Peter's research interests are mostly in low-level computer vision. This work has concentrated on using local phase information in images to construct invariant quantities for feature detection, symmetry/asymmetry analysis, texture analysis, and feature matching. He also has interests in 3D reconstruction, forensic image processing and biometrics

Simon Lucey is a Senior Research Scientist in the CSIRO ICT Centre and a current "Futures Fellow Award" recipient from the Australian Research Council . Previous to joining the CSIRO, Simon was an Assistant Research Professor in the Robotics Institute at Carnegie Mellon University, and was a faculty member there from 2005 to October 2009. Before that he was a Post Doctoral Fellow in the Electrical and Computer Engineering (ECE) department at Carnegie Mellon University. Dr. Lucey's research interests are in computer vision and machine learning with specific interests in their application to human behaviour (particularly with reference to faces and bodies).

He received his Ph.D. in 2003 on the topic of audio-visual speaker and speech recognition from the Queensland University of Technology (QUT), Australia. To his credit he has over 40 publications in international conferences, journals and book chapters. He has been a reviewer for a number of international journals and conferences in vision, learning, pattern recognition and multimedia. He has organized and co-chaired a number of conferences, workshops and special sessions and is the current local arrangements chair for the world class IEEE International Conference on Computer Vision (ICCV) 2013 to be held in Sydney, Australia. His work on face tracking and recognition was recently showcased on a Discovery Channel series "Weird Connections". Simon has served on the programme committee for a number of top international computer vision and pattern recognition conferences including CVPR, ICCV, ECCV and BMVC and also served as an Associate Editor for the IEEE Transactions of Multimedia.

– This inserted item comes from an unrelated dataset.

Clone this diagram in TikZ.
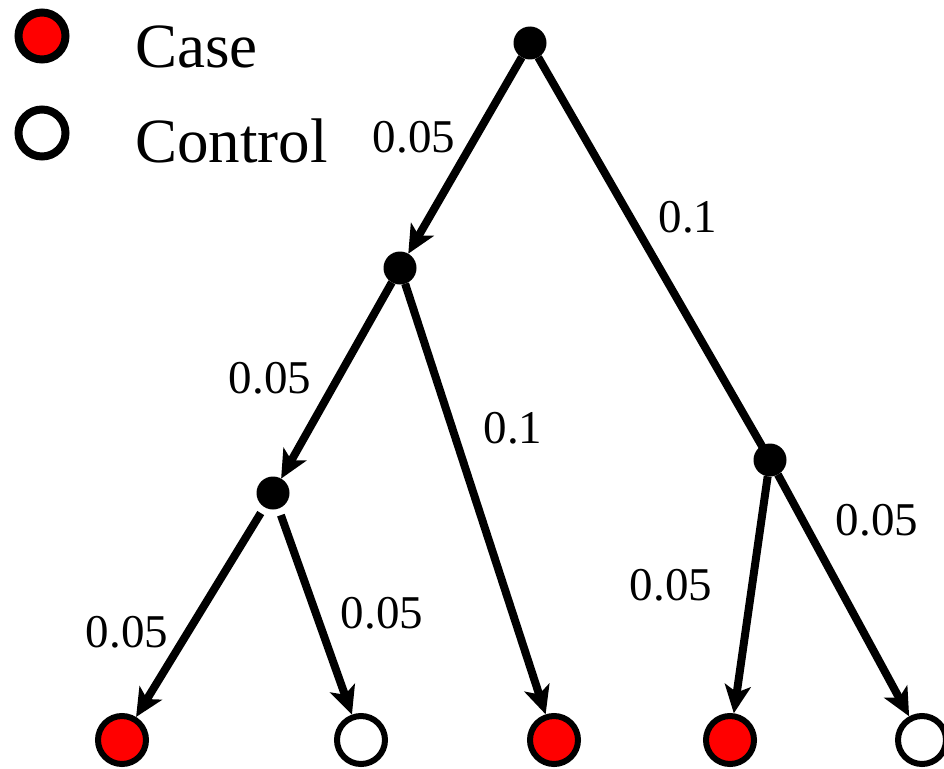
\documentclass[tikz,border=0pt]{standalone}
\usepackage{fontspec}
\setmainfont{Liberation Serif}
\usetikzlibrary{arrows.meta}
\definecolor{casered}{RGB}{255,0,0}
\begin{document}
\begin{tikzpicture}[x=1pt,y=-1pt,
  inner/.style={circle,fill=black,inner sep=0pt,minimum size=33pt,outer sep=0pt},
  caseleaf/.style={circle,draw=black,line width=6pt,fill=casered,inner sep=0pt,minimum size=48pt,outer sep=3pt},
  ctrlleaf/.style={circle,draw=black,line width=6pt,fill=white,inner sep=0pt,minimum size=48pt,outer sep=3pt},
  legcase/.style={circle,draw=black,line width=8pt,fill=casered,inner sep=0pt,minimum size=47pt},
  legctrl/.style={circle,draw=black,line width=8pt,fill=white,inner sep=0pt,minimum size=47pt},
  branch/.style={line width=8pt},
  arrowed/.style={branch,-{Stealth[length=28pt,width=26pt,inset=7pt]}},
  weight/.style={font=\fontsize{47}{56}\selectfont,inner sep=0pt},
  legtext/.style={font=\fontsize{63}{74}\selectfont,inner sep=0pt,anchor=base west}]
\useasboundingbox (0,0) rectangle (944,768);

% legend
\node[legcase] (lcase) at (42,36) {};
\node[legctrl] (lctrl) at (42,133) {};
\node[legtext] (tcase) at (135,67) {Case};
\node[legtext] (tctrl) at (135,162) {Control};

% internal nodes
\node[inner] (r) at (530,43) {};
\node[inner] (a) at (400,268) {};
\node[inner] (b) at (273,493) {};
\node[inner] (c) at (770,460) {};

% leaves
\node[caseleaf] (l1) at (122,740) {};
\node[ctrlleaf] (l2) at (361,740) {};
\node[caseleaf] (l3) at (554,740) {};
\node[caseleaf] (l4) at (730,740) {};
\node[ctrlleaf] (l5) at (922,740) {};

% branches
\draw[arrowed] (r) -- (a);
\draw[branch] (r) -- (c.center);
\draw[arrowed] (a) -- (b);
\draw[arrowed] (a) -- (l3);
\draw[arrowed,shorten <=7pt] (b) -- (l1);
\draw[arrowed,shorten <=7pt] (b) -- (l2);
\draw[arrowed] (c) -- (l4);
\draw[arrowed] (c) -- (l5);

% branch lengths
\node[weight] (w1) at (414,137) {0.05};
\node[weight] (w2) at (688,217) {0.1};
\node[weight] (w3) at (270,378) {0.05};
\node[weight] (w4) at (513,428) {0.1};
\node[weight] (w5) at (127,632) {0.05};
\node[weight] (w6) at (382,613) {0.05};
\node[weight] (w7) at (671,585) {0.05};
\node[weight] (w8) at (877,520) {0.05};
\end{tikzpicture}
\end{document}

Antonio Robles-Kelly received the B.Eng. degree in electronics and telecommunications in 1998. In 2001, being a graduate student at the University of York, U.K., he visited the University of South Florida, as part of the William Gibbs/Plessey Award to the best research proposal. He received the Ph.D. degree in computer science from the University of York in 2003. After receiving his doctorate degree, he remained at the University of York until December 2004 as a Research Associate under the Mathematics for IT (MathFIT) initiative of the Engineering and Physical Sciences Research Council (EPSRC). In 2005, he took a research scientist appointment with NICTA and became an adjunct at the ANU. In 2006, he was appointed Project Leader of the Spectral Imaging and Source Mapping project and promoted to Senior Researcher. He has been a Postdoctoral Research Fellow of the ARC and currently serves as a conjoint Senior Lecturer with the UNSW at the Australian Defense Force Academy. He is also an Associate Editor of the IET Computer Vision and Pattern Recognition journals.

Fernando De la Torre received his B.Sc. degree in Telecommunications, as well as his M.Sc. and Ph. D degrees in Electronic Engineering from La Salle School of Engineering at Ramon Llull University, Barcelona, Spain in 1994, 1996, and 2002, respectively. In 1997 and 2000, he became Assistant and Associate Professor in the Department of Communications and Signal Theory in Enginyeria La Salle. In 2002, he was a post doctoral researcher at Brown university (Providence, RI) and Gatsby Neuroscience Unit (London). Since 2005, he joined the Robotics Institute at Carnegie Mellon University as Research Assistant Professor. His research interests are in the fields of Computer Vision and Machine Learning. Currently, he is directing the Component Analysis Laboratory and co-directing the Human Sensing Laboratory.